A Better Education for Native Students: The Morongo Method
The Morongo School offers a promising way for Indian nations and communities to educate their children so they have a firm foundation in their own culture, and acquire skills to gain entry and complete college.
The current state of Indian education is dismal and new methods and ideas are needed. Most Indian students attend Bureau of Indian Affairs (BIA) or public schools. In recent decades the achievement scores of Indian students has dropped rather than increased. Among the major ethnic groups in the United States, Indian student college preparation is among the lowest of all major ethnic groups. Nationally, about 40 percent of high school students are prepared for college, only about 15 percent of American Indian students are prepared for college. Less than one percent of college graduates are Indian students. Indian student college graduate rates are significantly lower than their representation in national population.
Indian education has been in crisis for many decades. Current policy and research on American Indian education presents a list of cultural, teaching, and discriminatory obstacles for Indian students in BIA and public schools. However, policy makers do not provide a usable or successful plan for how Indian students will get the education skills they need. Current Indian education policy does not address the need for well-educated and culturally grounded Indian professionals who will ensure the continuity, autonomy, and well-being of Indian nations. Incremental improvements in the BIA and public schools have not created significant increases in Indian student achievement or cultural foundations, or a well-informed tribal citizenry.

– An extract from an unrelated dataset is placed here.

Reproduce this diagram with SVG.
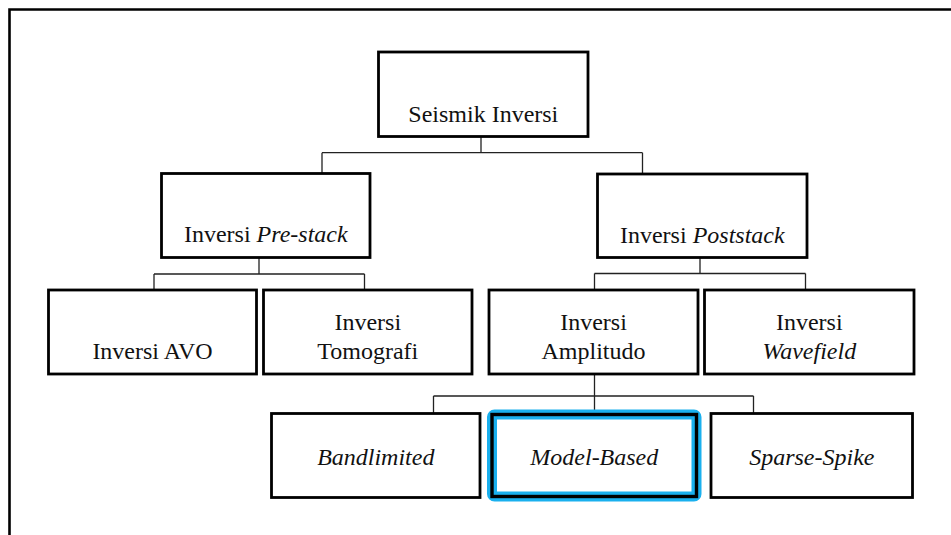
<svg xmlns="http://www.w3.org/2000/svg" width="951" height="535" viewBox="0 0 951 535">
<style>
.box{fill:#fff;stroke:#000;stroke-width:2.8}
.sel{fill:none;stroke:#1ab0ee;stroke-width:10}
.t{font-family:"Liberation Serif","Times New Roman",serif;font-size:24px;fill:#111;text-anchor:middle}
.i{font-style:italic}
.c{fill:none;stroke:#222;stroke-width:1.3}
</style>
<rect width="951" height="535" fill="#fff"/>
<path d="M9.5,535 V9.5 H951" fill="none" stroke="#000" stroke-width="2.6"/>
<g id="connectors">
<path class="c" d="M481,136.5 V152.7 M322,152.7 H642.5 M322,152.7 V173.5 M642.5,152.7 V174"/>
<path class="c" d="M259,257.5 V274 M154,274 H364.5 M154,274 V290 M364.5,274 V290"/>
<path class="c" d="M700,257.5 V273.5 M594.5,273.5 H805.5 M594.5,273.5 V290 M805.5,273.5 V290"/>
<path class="c" d="M594.5,374 V414 M433.5,396 H753.5 M433.5,396 V413.5 M753.5,396 V413.5"/>
</g>
<g id="root">
<rect class="box" x="378.5" y="52" width="209.5" height="84.5"/>
<text class="t" x="483.3" y="121.7">Seismik Inversi</text>
</g>
<g id="prestack">
<rect class="box" x="161.5" y="173.5" width="208.5" height="84"/>
<text class="t" x="265.8" y="241.7">Inversi <tspan class="i">Pre-stack</tspan></text>
</g>
<g id="poststack">
<rect class="box" x="597.5" y="174" width="209.5" height="83.5"/>
<text class="t" x="702.3" y="242.5">Inversi <tspan class="i">Poststack</tspan></text>
</g>
<g id="avo">
<rect class="box" x="48.5" y="290" width="208" height="84"/>
<text class="t" x="152.5" y="359">Inversi AVO</text>
</g>
<g id="tomografi">
<rect class="box" x="263.5" y="290" width="208.5" height="84"/>
<text class="t" x="367.8" y="330">Inversi</text>
<text class="t" x="367.8" y="359">Tomografi</text>
</g>
<g id="amplitudo">
<rect class="box" x="489" y="290" width="209" height="84"/>
<text class="t" x="593.5" y="330">Inversi</text>
<text class="t" x="593.5" y="359">Amplitudo</text>
</g>
<g id="wavefield">
<rect class="box" x="704.5" y="290" width="209.5" height="84"/>
<text class="t" x="809.3" y="330">Inversi</text>
<text class="t i" x="809.3" y="359">Wavefield</text>
</g>
<g id="bandlimited">
<rect class="box" x="271.5" y="413.5" width="208.5" height="84"/>
<text class="t i" x="375.8" y="465">Bandlimited</text>
</g>
<g id="modelbased">
<rect class="sel" x="492" y="414.5" width="204.5" height="82" rx="2.5"/>
<rect x="492" y="414.5" width="204.5" height="82" fill="none" stroke="#000" stroke-width="3.4"/>
<text class="t i" x="594.3" y="465">Model-Based</text>
</g>
<g id="sparsespike">
<rect class="box" x="711" y="413.5" width="201.5" height="84"/>
<text class="t i" x="811.8" y="465">Sparse-Spike</text>
</g>
</svg>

The Morongo Indian School provides a plan that all tribal nations should consider. Like many Indian tribes, the Morongo Band of Mission Indians invested heavily in mentoring and after school programs. The tribe won a national award for its education support program.
However, tribal community members, parents, and tribal leadership, noticed that while the mentoring program was helping some students get through high school, most were not prepared for college. Furthermore, the Morongo tribe wanted their tribal citizens to graduate from college and professional schools, and return to the reservation to help build and maintain the tribal government and community. The tribe offered to pay college expenses for all students who wanted to attend college, but did not get a response from most students, because they were not sufficiently prepared to succeed in college.
For about the same budget cost as the mentor program, the Morongo tribe decided to build a tribally managed private school. Currently the school covers K-8th grade, and in fall 2013, the Morongo School will create a 9th grade class, and each year after will create a new high school class. By 2015, the school will cover K-12.
A major advantage of the school are the low teacher-student ratios. The 8th grade has eight students and is taught be a teacher and a teacher assistant. Students get direct attention, whereas in large BIA and public schools Indian students are marginalized and do not get enough attention. The curriculum emphasizes nation building, culture, reading, math, environment, and writing. Cultural activities and knowledge are built into leadership, cultural games, and cultural classes. Test scores in math and reading have increased dramatically for both strong students and initially low scoring students.
The curriculum provides enough support for students to create high levels of achievement, and students do not need a secondary mentoring program. Students can rest, do homework, and join their families after a normal school day. The curriculum is designed to prepare students for college from their first day in kindergarten. The Head of School, Jerry Livesey, says he expects to send 90 percent of the students onto successful college careers. High school students will be encouraged to take college courses and substitute them for high school courses.
Tribally controlled private schools can produce tribal citizens with cultural and academic skills that will enable them to contribute to sustaining tribal nations.